Lastly, like most hockey pundits who dig into this idea of trading down picks for volume, we again get a mention of Bill Belichick and the Patriots’ approach in the draft over the last couple decades. If you want the Coles Notes on that whole thing, the basic premise is that Bill Belichick (arguably the smartest sports human on this planet) takes advantage of this simple fact:
Perhaps the most common characteristic of bad organizations is that they
make a habit of giving away draft picks to trade up and acquire a
player with an earlier selection…The evidence suggests the NFL draft is most likely a crapshoot, so even if your team’s draft board has a first-round grade on a player left in the middle of the second round, chances are that the rest of the league is right and you’re wrong. Teams do trade up and succeed, of course, in the same way that a drunk blackjack player hits on 16 against a five and wins sometimes, but it’s not an optimal strategy.
The NHL draft, like the NFL’s and other leagues’, is mostly a crapshoot. That much is true. But the key word there is “mostly”, and at the top of the order is where it isn’t. Why on earth would a team trade essentially a can’t-miss player from the number one selection to grab more tickets for the actual crapshoot portion of the draft? It makes no sense.
Also, it’s worth noting that Belichick article is commonly shared, and oversimplified when it is. If you look through and view some of what are considered his best trades, it isn’t always just a trade-down scenario.
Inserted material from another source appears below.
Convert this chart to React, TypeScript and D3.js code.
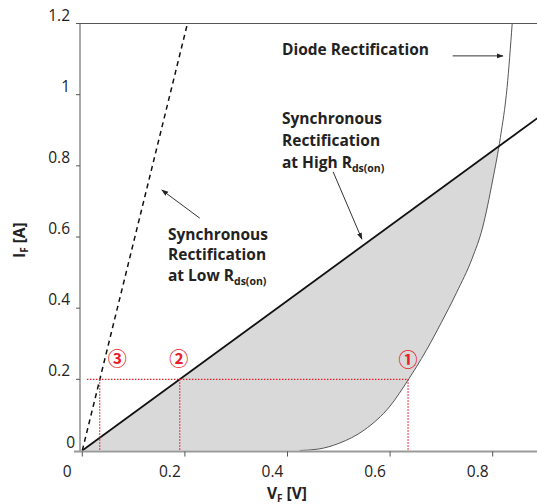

In some cases the Pats will trade for higher picks in the following draft, or even unload picks for a roster player. The main takeaway from that piece is actually that New England doesn’t get too attached to its aging free agents, lets them walk, and accumulates value through compensatory picks. Calling every trade-down at the draft “Belichicking” or “The Hoodie Play” and applying some level of genius to it is a bit foolish, and misrepresents what is actually going on there. Not to mention, NHL teams have been trading down in the draft literally every year. It’s nothing new.
Toronto’s front office is going to crunch the numbers and do their homework on every pick. We know that. But they’re also going to look at managing risk, and moving the Matthews pick would obviously present way too much of it.
If the end-goal was to see how many prospects you can turn into SPC slots (pro contracts), maybe the volume plays put forth at TSN would make sense. But since those slots are limited, it might be better to try to make the most of them and win games with high-end talent instead.